— Start —

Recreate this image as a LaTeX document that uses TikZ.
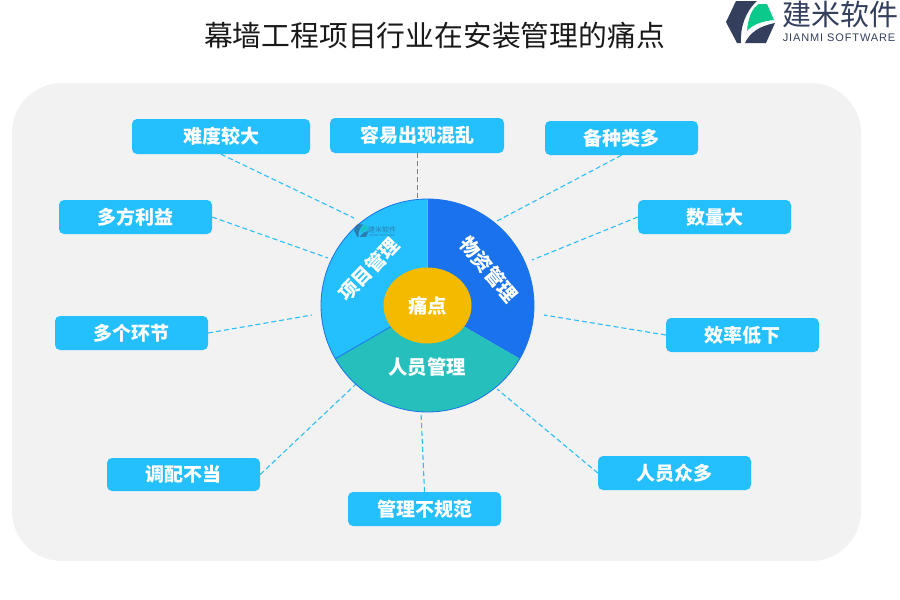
\documentclass[tikz,border=0pt]{standalone}
\usepackage{fontspec}
\setmainfont{Liberation Sans}
\newfontfamily\cjk{Noto Sans CJK SC}
\usetikzlibrary{calc}
\definecolor{panel}{HTML}{F2F2F2}
\definecolor{sky}{HTML}{24BFFD}
\definecolor{royal}{HTML}{1A73EC}
\definecolor{teal2}{HTML}{25BFBC}
\definecolor{amber}{HTML}{F4BA00}
\definecolor{dashblue}{HTML}{2DBEF5}
\definecolor{logoink}{HTML}{333F5C}
\definecolor{logogreen}{HTML}{0BC98A}
\tikzset{
  x=1pt,y=-1pt,
  tag/.style={fill=sky,rounded corners=5pt,minimum width=153pt,minimum height=34pt,inner sep=0pt,text=white,font=\cjk\bfseries\fontsize{19}{20}\selectfont},
  link/.style={dashed,dash pattern=on 5pt off 3pt,draw=dashblue,line width=1.1pt},
  greylink/.style={dashed,dash pattern=on 5pt off 3pt,draw=gray,line width=0.9pt},
  ringlabel/.style={text=white,inner sep=0pt,font=\cjk\bfseries\fontsize{19.4}{20}\selectfont},
}
\begin{document}
\begin{tikzpicture}
\useasboundingbox (0,0) rectangle (900,600);
\fill[white] (0,0) rectangle (900,600);
\fill[panel,rounded corners=50pt] (12,83) rectangle (861,561);

\node[inner sep=0pt,text=black!90,font=\cjk\fontsize{28.8}{30}\selectfont] (title) at (434.5,36) {幕墙工程项目行业在安装管理的痛点};

% logo
\fill[logoink] (726,22) -- (736,1) -- (757,1) .. controls (745,12) and (740,28) .. (741,43) -- (737,43) -- cycle;
\fill[logoink] (745,43) .. controls (750,32) and (760,26) .. (775,23) -- (766,43) -- cycle;
\fill[logogreen] (747,31) .. controls (748,18) and (752,8) .. (759,4) -- (767,4) -- (774,20) .. controls (762,21) and (752,25) .. (747,31) -- cycle;
\node[inner sep=0pt,text=logoink,font=\cjk\fontsize{29}{30}\selectfont] (logocn) at (840,14) {建米软件};
\node[inner sep=0pt,text=logoink,font=\fontsize{11}{12}\selectfont\addfontfeatures{LetterSpace=8}] (logoen) at (839,38) {JIANMI SOFTWARE};

% boxes
\node[tag,minimum width=178pt,minimum height=35pt] (a) at (221,136.5) {难度较大};
\node[tag,minimum width=174pt,minimum height=35pt] (b) at (417,135.5) {容易出现混乱};
\node[tag] (c) at (621.5,138) {备种类多};
\node[tag] (d) at (714.5,217) {数量大};
\node[tag] (e) at (742.5,335) {效率低下};
\node[tag] (f) at (674.5,473) {人员众多};
\node[tag] (g) at (424.5,509) {管理不规范};
\node[tag,minimum height=33pt] (h) at (183.5,474.5) {调配不当};
\node[tag] (i) at (131.5,333) {多个环节};
\node[tag] (j) at (135.5,217) {多方利益};

% free ends of connectors
\coordinate (ea) at (354,218);
\coordinate (eb) at (417,198);
\coordinate (ec) at (497,221);
\coordinate (ed) at (532,260);
\coordinate (ee) at (544,315);
\coordinate (ef) at (497,389);
\coordinate (eg) at (421,412);
\coordinate (eh) at (356,384);
\coordinate (ei) at (312,315);
\coordinate (ej) at (328,258);

\draw[link] (a.south) -- (ea);
\draw[greylink] (b.south) -- (eb);
\draw[link] (c.south) -- (ec);
\draw[link] (d.west) -- (ed);
\draw[link] (e.west) -- (ee);
\draw[link] (f.west) -- (ef);
\draw[link] (g.north) -- (eg);
\draw[link] (h.east) -- (eh);
\draw[link] (i.east) -- (ei);
\draw[link] (j.east) -- (ej);

% ring
\coordinate (o) at (427.5,305.5);
\def\R{106.5}
\fill[royal] (o) -- ($(o)+(0,-\R)$) arc[start angle=-90,end angle=30,radius=\R] -- cycle;
\fill[teal2] (o) -- ($(o)+({\R*cos(30)},{\R*sin(30)})$) arc[start angle=30,end angle=150,radius=\R] -- cycle;
\fill[sky] (o) -- ($(o)+({\R*cos(150)},{\R*sin(150)})$) arc[start angle=150,end angle=270,radius=\R] -- cycle;
\draw[royal,line width=0.8pt] (o) -- ($(o)+({\R*cos(150)},{\R*sin(150)})$);
\draw[royal,line width=0.8pt] (o) circle[radius=\R];
\fill[amber] (o) ellipse[x radius=44,y radius=38];

% watermark
\begin{scope}[opacity=0.5]
  \begin{scope}[shift={(354,224)},scale=0.3,shift={(-726,0)}]
    \fill[logoink] (726,22) -- (736,1) -- (757,1) .. controls (745,12) and (740,28) .. (741,43) -- (737,43) -- cycle;
    \fill[logoink] (745,43) .. controls (750,32) and (760,26) .. (775,23) -- (766,43) -- cycle;
    \fill[logogreen] (747,31) .. controls (748,18) and (752,8) .. (759,4) -- (767,4) -- (774,20) .. controls (762,21) and (752,25) .. (747,31) -- cycle;
  \end{scope}
  \node[inner sep=0pt,text=logoink,font=\cjk\fontsize{7}{8}\selectfont] (wmcn) at (382,229.5) {建米软件};
  \node[inner sep=0pt,text=logoink,font=\fontsize{2.8}{3}\selectfont] (wmen) at (382,236) {JIANMI SOFTWARE};
\end{scope}

\node[ringlabel,rotate=46] (r1) at (369,269) {项目管理};
\node[ringlabel,rotate=-50] (r2) at (489,269.5) {物资管理};
\node[ringlabel] (r3) at (427,367) {人员管理};
\node[ringlabel] (r4) at (427.5,306) {痛点};
\end{tikzpicture}
\end{document}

— End —

SHORT EXERCISE: Copy out all of the data word for word. Do not carry over any picture.

CORRECT ANSWER:
Recreate this image as a LaTeX document that uses TikZ.
\documentclass[tikz,border=0pt]{standalone}
\usepackage{fontspec}
\setmainfont{Liberation Sans}
\newfontfamily\cjk{Noto Sans CJK SC}
\usetikzlibrary{calc}
\definecolor{panel}{HTML}{F2F2F2}
\definecolor{sky}{HTML}{24BFFD}
\definecolor{royal}{HTML}{1A73EC}
\definecolor{teal2}{HTML}{25BFBC}
\definecolor{amber}{HTML}{F4BA00}
\definecolor{dashblue}{HTML}{2DBEF5}
\definecolor{logoink}{HTML}{333F5C}
\definecolor{logogreen}{HTML}{0BC98A}
\tikzset{
  x=1pt,y=-1pt,
  tag/.style={fill=sky,rounded corners=5pt,minimum width=153pt,minimum height=34pt,inner sep=0pt,text=white,font=\cjk\bfseries\fontsize{19}{20}\selectfont},
  link/.style={dashed,dash pattern=on 5pt off 3pt,draw=dashblue,line width=1.1pt},
  greylink/.style={dashed,dash pattern=on 5pt off 3pt,draw=gray,line width=0.9pt},
  ringlabel/.style={text=white,inner sep=0pt,font=\cjk\bfseries\fontsize{19.4}{20}\selectfont},
}
\begin{document}
\begin{tikzpicture}
\useasboundingbox (0,0) rectangle (900,600);
\fill[white] (0,0) rectangle (900,600);
\fill[panel,rounded corners=50pt] (12,83) rectangle (861,561);

\node[inner sep=0pt,text=black!90,font=\cjk\fontsize{28.8}{30}\selectfont] (title) at (434.5,36) {幕墙工程项目行业在安装管理的痛点};

% logo
\fill[logoink] (726,22) -- (736,1) -- (757,1) .. controls (745,12) and (740,28) .. (741,43) -- (737,43) -- cycle;
\fill[logoink] (745,43) .. controls (750,32) and (760,26) .. (775,23) -- (766,43) -- cycle;
\fill[logogreen] (747,31) .. controls (748,18) and (752,8) .. (759,4) -- (767,4) -- (774,20) .. controls (762,21) and (752,25) .. (747,31) -- cycle;
\node[inner sep=0pt,text=logoink,font=\cjk\fontsize{29}{30}\selectfont] (logocn) at (840,14) {建米软件};
\node[inner sep=0pt,text=logoink,font=\fontsize{11}{12}\selectfont\addfontfeatures{LetterSpace=8}] (logoen) at (839,38) {JIANMI SOFTWARE};

% boxes
\node[tag,minimum width=178pt,minimum height=35pt] (a) at (221,136.5) {难度较大};
\node[tag,minimum width=174pt,minimum height=35pt] (b) at (417,135.5) {容易出现混乱};
\node[tag] (c) at (621.5,138) {备种类多};
\node[tag] (d) at (714.5,217) {数量大};
\node[tag] (e) at (742.5,335) {效率低下};
\node[tag] (f) at (674.5,473) {人员众多};
\node[tag] (g) at (424.5,509) {管理不规范};
\node[tag,minimum height=33pt] (h) at (183.5,474.5) {调配不当};
\node[tag] (i) at (131.5,333) {多个环节};
\node[tag] (j) at (135.5,217) {多方利益};

% free ends of connectors
\coordinate (ea) at (354,218);
\coordinate (eb) at (417,198);
\coordinate (ec) at (497,221);
\coordinate (ed) at (532,260);
\coordinate (ee) at (544,315);
\coordinate (ef) at (497,389);
\coordinate (eg) at (421,412);
\coordinate (eh) at (356,384);
\coordinate (ei) at (312,315);
\coordinate (ej) at (328,258);

\draw[link] (a.south) -- (ea);
\draw[greylink] (b.south) -- (eb);
\draw[link] (c.south) -- (ec);
\draw[link] (d.west) -- (ed);
\draw[link] (e.west) -- (ee);
\draw[link] (f.west) -- (ef);
\draw[link] (g.north) -- (eg);
\draw[link] (h.east) -- (eh);
\draw[link] (i.east) -- (ei);
\draw[link] (j.east) -- (ej);

% ring
\coordinate (o) at (427.5,305.5);
\def\R{106.5}
\fill[royal] (o) -- ($(o)+(0,-\R)$) arc[start angle=-90,end angle=30,radius=\R] -- cycle;
\fill[teal2] (o) -- ($(o)+({\R*cos(30)},{\R*sin(30)})$) arc[start angle=30,end angle=150,radius=\R] -- cycle;
\fill[sky] (o) -- ($(o)+({\R*cos(150)},{\R*sin(150)})$) arc[start angle=150,end angle=270,radius=\R] -- cycle;
\draw[royal,line width=0.8pt] (o) -- ($(o)+({\R*cos(150)},{\R*sin(150)})$);
\draw[royal,line width=0.8pt] (o) circle[radius=\R];
\fill[amber] (o) ellipse[x radius=44,y radius=38];

% watermark
\begin{scope}[opacity=0.5]
  \begin{scope}[shift={(354,224)},scale=0.3,shift={(-726,0)}]
    \fill[logoink] (726,22) -- (736,1) -- (757,1) .. controls (745,12) and (740,28) .. (741,43) -- (737,43) -- cycle;
    \fill[logoink] (745,43) .. controls (750,32) and (760,26) .. (775,23) -- (766,43) -- cycle;
    \fill[logogreen] (747,31) .. controls (748,18) and (752,8) .. (759,4) -- (767,4) -- (774,20) .. controls (762,21) and (752,25) .. (747,31) -- cycle;
  \end{scope}
  \node[inner sep=0pt,text=logoink,font=\cjk\fontsize{7}{8}\selectfont] (wmcn) at (382,229.5) {建米软件};
  \node[inner sep=0pt,text=logoink,font=\fontsize{2.8}{3}\selectfont] (wmen) at (382,236) {JIANMI SOFTWARE};
\end{scope}

\node[ringlabel,rotate=46] (r1) at (369,269) {项目管理};
\node[ringlabel,rotate=-50] (r2) at (489,269.5) {物资管理};
\node[ringlabel] (r3) at (427,367) {人员管理};
\node[ringlabel] (r4) at (427.5,306) {痛点};
\end{tikzpicture}
\end{document}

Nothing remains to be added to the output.